Tuesday, October 5, 2010

Faith on the Cross

Another testimony to the faith of Jesus is his cry on the cross. Read Mark 15:33-39. According to Jürgen Moltmann ("The Crucified God," 1974), a political theologian whose "Theology of Hope" (1964) inspired some of the first-generation liberation theologians, the last words of Jesus in the passion stories of Mark and Matthew indicate that Jesus died as a Godforsaken man, a man who deeply felt abandoned by God.
The cry of Jesus on the cross (“My God, my God, why have you forsaken me?”) indicates that he died not only as somebody abandoned by his disciples and friends and rejected by the chief priests. He died also as a Godforsaken man. In his final moments, Jesus did not see any sign of the mercy of the Father. Jesus felt forsaken by God; this was probably the gravest challenge to his faith. This was his last temptation.
Jesus died “with a loud cry” (15:37). This loud cry evokes the cry of a demoniac at the moment when the demon is cast out in Mark’s gospel (1:26, 9:26). This suggests that Jesus experienced demonization while he was on the cross. Indeed he was being demonized as passers-by were insulting and mocking him. And he was also being demonized by his deep feeling of abandonment. Jesus died without receiving any relief from the terrible isolation he felt. An ancient version of the Apostle’s Creed says that Jesus descended “to hell” (ad inferna). His final moments were hellish indeed.
The death of Jesus as a Godforsaken man does not mean that he died in despair or that his faith collapsed in his final moments. Jesus died with the terrible feeling of being abandoned by God, and yet he held on in his trust without the consolation of feeling the presence of the merciful Father, who was hidden and silent. Jesus was able to hold on because his faith had grown so much throughout his life.

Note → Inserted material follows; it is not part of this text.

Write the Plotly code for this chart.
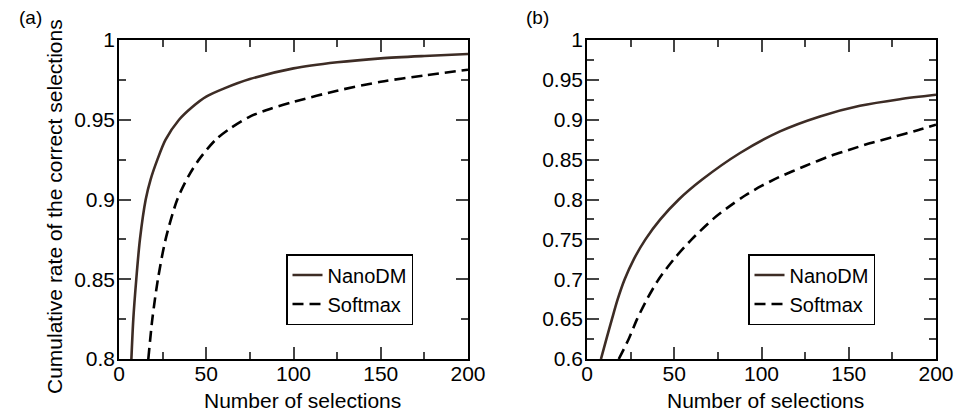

The faith of the crucified Jesus was already tried and tested in the temptations and challenges he encountered especially during his public ministry. Thus, after the compassionate Father vindicated and glorified him, Christ can be in solidarity with godforsaken men and women, those who are abandoned by family and friends, those who are abandoned by society, and those who feel abandoned by God.

The cry of Jesus reproduces the first line of Psalm 22, which ends with lines that praise God (vv 22-31). It is highly probable that Jesus knew the whole of Psalm 22. Thus, if he indeed cried out its first line, he most likely was affirming the message of the whole psalm. In preserving his trust despite the intense feeling of being forsaken, Jesus has shown that he is a faithful servant of God, a True Man of Great Faith and the True Believer in the Merciful Father.